The joint participation of diverse agents – whether individuals or or. by ganizations, humans or other-than-humans –proves to be essential for the fight to protect natural resources, generating unprecedented alliances, and a curious stratification of knowledge geared towards ecosystems’ safeguard. On one side, Indigenous intelligence is cumulative, long-term, local and spiritual; while on the other photogrammetry, GPS tracking and unmanned vehicles are byproducts of globalised technologies that employ opaque extractive techniques: data gathering, planned obsolescence, high energy and material demand. “Indigenous peoples are using the globalization of communication in order to combat the globalization of consumption.” (5)
The very same extractive technologies – held by governments and big tech companies – that are disrupting social and environmental systems and power relations in Western democracies have been providing the possibility for action to those on the other side.
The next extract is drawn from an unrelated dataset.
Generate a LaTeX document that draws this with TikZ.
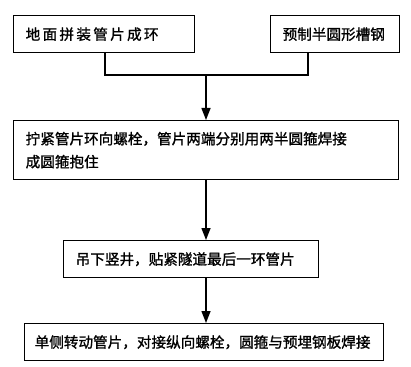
\documentclass[tikz,border=0pt]{standalone}
\usepackage{fontspec}
\newfontfamily\cjk[FakeBold=1.2]{Noto Sans CJK SC}
\usetikzlibrary{arrows.meta}
\newcommand{\lsp}{\hspace{2.3pt}}
\begin{document}
\begin{tikzpicture}[
  box/.style={draw, line width=1.4pt, anchor=north west, inner ysep=0pt,
    align=left, font=\cjk\fontsize{14.6pt}{23pt}\selectfont},
  conn/.style={line width=1.4pt},
  arr/.style={line width=1.4pt, -{Triangle[length=12pt,width=9pt]}}
]
\useasboundingbox (0,0) rectangle (411pt,-366pt);
\node[box, minimum height=37pt, text width=157pt, inner xsep=12pt] (b1) at (13pt,-15pt)
  {\mbox{地\lsp 面\lsp 拼\lsp 装\lsp 管\lsp 片\lsp 成\lsp 环}};
\node[box, minimum height=37pt, text width=105pt, inner xsep=12pt] (b2) at (270pt,-15pt)
  {预制半圆形槽钢};
\node[box, minimum height=59pt, text width=361pt, inner xsep=12pt] (b3) at (13pt,-120pt)
  {拧紧管片环向螺栓，管片两端分别用两半圆箍焊接\\成圆箍抱住};
\node[box, minimum height=37pt, text width=231pt, inner xsep=12pt] (b4) at (63pt,-240pt)
  {吊下竖井，贴紧隧道最后一环管片};
\node[box, minimum height=37pt, text width=339pt, inner xsep=10pt] (b5) at (24pt,-323pt)
  {单侧转动管片，对接纵向螺栓，圆箍与预埋钢板焊接};
\coordinate (jl) at (105pt,-75pt);
\coordinate (jr) at (308pt,-75pt);
\coordinate (j) at (206pt,-75pt);
\draw[conn] (b1.south -| jl) -- (jl) -- (jr) -- (b2.south -| jr);
\draw[arr] (j) -- (b3.north -| j);
\draw[arr] (b3.south -| j) -- (b4.north -| j);
\draw[arr] (b4.south -| j) -- (b5.north -| j);
\end{tikzpicture}
\end{document}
Cases like the ones mentioned above, similar to many others that have happened all over the world, epitomize an important lesson that has emerged in the past 6 or 7 years: that deeply understanding a technology and systemically questioning its established purposes can unleash unprecedented empowering forces, often embedded but deprecated.
Text by:
Mattia Inselvini
Ippolito Pestellini Laparelli
2050+ is a Milan-based interdisciplinary agency working at the intersection of technology, environment and politics.
[1] Movie Quotes youtube channel, Chinatown 1974 - You're a very nosy fellow, kitty cat.
[2] Kristen French, New weapons for Panama tribes in old fight to save forests, Al Jazeera America, February 25, 2016.
[3] Adrienne Keene, Gregory Hitch, Drone Warriors: The Art of Surveillance and Resistance at Standing Rock, edgeeffects.net, November 7, 2019 - updated November 21,2019.
[4] Dakota Access Pipeline protests, wikipedia.org, accessed september 3, 2020.
[5] Lecture by Erica-Irene Daes, The impact of globalization on Indigenous Intellectual Property and Cultures, Museum of Sydney, Australia, 25 May 2004.